# Film Schools in Alberta



## DannyKim (Feb 4, 2009)

Hello, I'm pretty new to this forum.  I have been searching around for a while but couldn't find a good answer to this.  Are there any known film schools in alberta?


----------



## sophiedog (Feb 5, 2009)

Honestly, not really. SAIT has a technical program that I've heard is alright, NAIT does too (at least they have broadcasting). But the industry in Alberta has gone down a lot in the past few years because of the weakened US dollar and Alberta oil boom, it's not as cheap as it used to be for US productions. Productions still shoot in and around Calgary, usually it's for background (brokeback mountain for ex, and a couple new CBC shows are shooting) but fewer now because of economic reasons...You could check with the Alberta Film Commission though!


----------



## Evan (Feb 5, 2009)

SAIT, Red Deer College... i wouldn't say i recommend either, but thats because they can't offer what it is i am looking for in film school. I'm at the U of A right now, and there is a healthy student filmmaking community here... if thats what you wan't. If you want to learn filmmaking in Alberta, the best way is first hand by working on shoots or through CSIF (Calgary) or FAVA (Edmonton) which offer workshops and classes...

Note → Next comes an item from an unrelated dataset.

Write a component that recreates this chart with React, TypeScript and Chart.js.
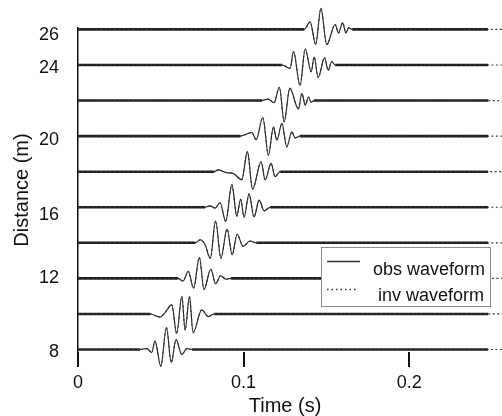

If you want a good formal education in film, you probably need to go to Montreal, Vancouver or Toronto if you want to stay in Canada.


----------



## DannyKim (Feb 6, 2009)

Thanks alot~~
I may look up at Red Deer and Vancouver.
I have worked in Korean industires but it is just so hard to go into Canada~


----------



## Evan (Feb 6, 2009)

if you're moving from Korea to Canada, Alberta isn't really the best place to go if you want to really get into film.


----------



## sophiedog (Feb 6, 2009)

It's really not. Toronto or Vancouver are the only places with more of an industry, but it is still far less busy than working in the US for sure.


----------



## DannyKim (Feb 7, 2009)

Cool, so vancouver and toronto has better film schools for the industry right?  I wish on getting to the states, but some issues holds my toes.

I hears some good and bad stuffs about VFS.  Will there be a chance on VFS to Canadian Film Industries?


----------



## sophiedog (Feb 7, 2009)

Hey Danny, there is a thread on VFS that you can search, I personally wouldn't consider it but I guess it could be an option. Other than that I think Capilano College (sp?) has a program but it's not that well-known. UBC has a graduate program but only like 4 people are accepted and they don't even run it every year, which I don't think speaks very well although the university itself is very good. In Toronto there is Ryerson University but it's a bachelor's program, I think they have recently started a masters but it's in documentaries. York also has a decent program but I think it's more theory than Ryerson, Ryerson is very hands-on. I don't think there's too much at U of T. Honestly there aren't too many options in Canada.


----------



## DannyKim (Feb 7, 2009)

Thanks sophiedong~  your answers really clears up my mind!!  It's because of visa reasons that I have to stay.  Don't know perfectly though.  Should start a new thread on it.  Thank you again.


----------